Every day I go to class, failing subjects, not understanding them and tried surving the environment I had. It wasnt physical nor verbal I guess but it ruined and damaged me socially and emotionally. I personal have struggles at emotional support. My mains dont fulfill it and they lack proper communication towards me regarding it. My parents provided my needs and even wants, however they support love and care for me, it wasnt that compassonate, and very different from the love language I receive.
Going back, I gonhome crying, thinkubg and thinkibg what I did wrong, what did I lack of, why do I even get to experience this despite my effort on making good terms in all person. I fully know I cant please anyone but it all happened suddenly----
One day, my hs bestfrriend didnt talk to me, didnt even bothered ask me for lunch, didnt even greeted me, then it gradually happened to almost all of my friends. They gradually dont mind me.

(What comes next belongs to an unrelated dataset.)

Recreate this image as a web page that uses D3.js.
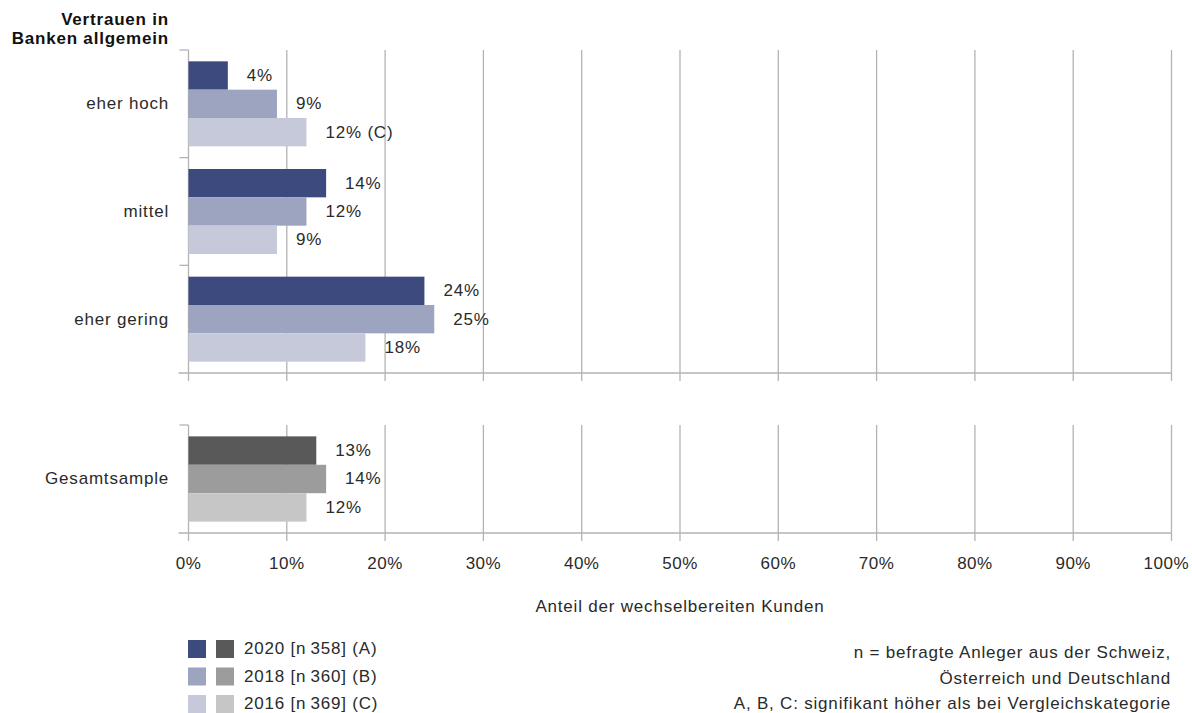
<!DOCTYPE html>
<html><head><meta charset="utf-8">
<script src="https://cdn.jsdelivr.net/npm/d3@7"></script>
<style>body{margin:0;background:#fff}svg{display:block}text{font-family:"Liberation Sans",Arial,sans-serif;letter-spacing:0.8px}</style>
</head><body><svg id="c" width="1192" height="713"></svg>
<script>
const categories = ["eher hoch","mittel","eher gering"];
const totalCategory = ["Gesamtsample"];
const seriesNames = ["2020 [n\u2009358] (A)","2018 [n\u2009360] (B)","2016 [n\u2009369] (C)"];
const v2020 = [4,14,24];
const v2018 = [9,12,25];
const v2016 = [12,9,18];
const notes2020 = ["","",""];
const notes2018 = ["","",""];
const notes2016 = [" (C)","",""];
const total = [13,14,12];
const xTicks = [0,10,20,30,40,50,60,70,80,90,100];
const blueColors = ["#3c4a7e","#9ca4c0","#c6c9da"];
const grayColors = ["#595959","#9c9c9c","#c6c6c6"];

const svg = d3.select("#c");
const x = d3.scaleLinear().domain([0,100]).range([188.5,1171.5]);
const gridC = "#b3b3b3";
const txt = "#2a2a2a";
const fs = 17;

function panel(cats, seriesVals, seriesNotes, colors, y0, y1){
  const y = d3.scaleBand().domain(cats).range([y0,y1]).paddingInner(0).paddingOuter(0);
  const inner = d3.scaleBand().domain([0,1,2]).range([0,y.bandwidth()]).paddingOuter(0.4).paddingInner(0);
  const g = svg.append("g");
  g.selectAll("line.grid").data(xTicks.slice(1)).join("line")
    .attr("x1",d=>x(d)).attr("x2",d=>x(d)).attr("y1",y0).attr("y2",y1+8)
    .attr("stroke",gridC).attr("stroke-width",1.3);
  g.append("line").attr("x1",x(0)).attr("x2",x(0)).attr("y1",y0).attr("y2",y1+8).attr("stroke",gridC).attr("stroke-width",1.3);
  const bounds = cats.map(c=>y(c));
  g.selectAll("line.yt").data(bounds).join("line")
    .attr("x1",x(0)-9).attr("x2",x(0)).attr("y1",d=>d).attr("y2",d=>d).attr("stroke",gridC).attr("stroke-width",1.3);
  g.append("line").attr("x1",x(0)-10).attr("x2",x(100)).attr("y1",y1).attr("y2",y1).attr("stroke",gridC).attr("stroke-width",1.6);
  seriesVals.forEach((vals,si)=>{
    cats.forEach((c,ci)=>{
      const by = y(c)+inner(si);
      g.append("rect").attr("x",x(0)).attr("y",by).attr("width",x(vals[ci])-x(0)).attr("height",inner.bandwidth()).attr("fill",colors[si]);
      g.append("text").attr("x",x(vals[ci])+19).attr("y",by+inner.bandwidth()/2+1).attr("dominant-baseline","middle")
        .attr("font-size",fs).attr("fill",txt).text(vals[ci]+"%"+(seriesNotes[si][ci]||""));
    });
  });
  g.selectAll("text.cat").data(cats).join("text").attr("x",169).attr("y",d=>y(d)+y.bandwidth()/2+1)
    .attr("text-anchor","end").attr("dominant-baseline","middle").attr("font-size",fs).attr("fill",txt).text(d=>d);
}
panel(categories,[v2020,v2018,v2016],[notes2020,notes2018,notes2016],blueColors,50,373);
panel(totalCategory,[[total[0]],[total[1]],[total[2]]],[[""],[""],[""]],grayColors,425,533);

svg.selectAll("text.xt").data(xTicks).join("text")
  .attr("x",d=>d===100 ? 1189 : x(d)).attr("y",569)
  .attr("text-anchor",d=>d===100 ? "end" : "middle")
  .style("letter-spacing","0.5px")
  .attr("font-size",fs).attr("fill",txt).text(d=>d+"%");
svg.append("text").attr("x",680).attr("y",612).attr("text-anchor","middle").attr("font-size",fs).attr("fill",txt).text("Anteil der wechselbereiten Kunden");

svg.append("text").attr("x",169).attr("y",25).attr("text-anchor","end").attr("font-size",fs).attr("font-weight","bold").attr("fill","#111").text("Vertrauen in");
svg.append("text").attr("x",169).attr("y",44).attr("text-anchor","end").attr("font-size",fs).attr("font-weight","bold").attr("fill","#111").text("Banken allgemein");

seriesNames.forEach((n,i)=>{
  const ly = 640 + i*27.5;
  svg.append("rect").attr("x",188).attr("y",ly).attr("width",18).attr("height",18).attr("fill",blueColors[i]);
  svg.append("rect").attr("x",216).attr("y",ly).attr("width",18).attr("height",18).attr("fill",grayColors[i]);
  svg.append("text").attr("x",244).attr("y",ly+10).attr("dominant-baseline","middle").attr("font-size",fs).attr("fill",txt).text(n);
});
const notesRight = ["n = befragte Anleger aus der Schweiz,","Österreich und Deutschland","A, B, C: signifikant höher als bei Vergleichskategorie"];
notesRight.forEach((t,i)=>{
  svg.append("text").attr("x",1171).attr("y",658+i*25.5).attr("text-anchor","end").attr("font-size",fs).attr("fill",txt).text(t);
});
</script></body></html>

And to be honest I was clueless, I was internally shock and I kept on asking myself what did I do wrong? I go hkme crying. I wake up, thinking how will I go with the day. I eat lunch secretly at our classrooms (cos we're not allowed to eat inside), I even eat lunch at CR too. Choosing the least used cubicle, pretend "using the toilet" whenever zomeone try to check the cubicle's availability. At worst times, I sskip lunch breaks, sleep or breakdown, or just plainly do my homework. This was traumatic. They only approached me when our recollection happened. Approached for the sake of approaching but it wasnt fixed.
Long story short, with the geather indirect infos, I assumed and thought it was me having "BO". This is hard for me to tell tbh, but I want to be openly honest as I type this. I thought they didnt like me because of that. But little did they know, I had struggles on knowing the perfect deodorant that will work for me that isnt Harmful. I came up witn dove and it was expensive back then, so i keep on trying different brands. And i thought as of now that it is completely ok because of adolescence period of our lives. But why all or most dont mind me anymore? If that wa sthe only case, how about some of the people I know that really smells bad arent treated that way? What else are the reasons.
I kept on asking......
No answers so what I did I always have new uniform to change to everyday. Bought anothe extra uniform blouse so that I would always be clean. I wash daily and still put on my trusted deo brand. I became so conscious on how I smell..
And even after so long, after nine years, after the mid of sep 2021 it happened again
Every day is like a visit to a traumatic past and visit to hell.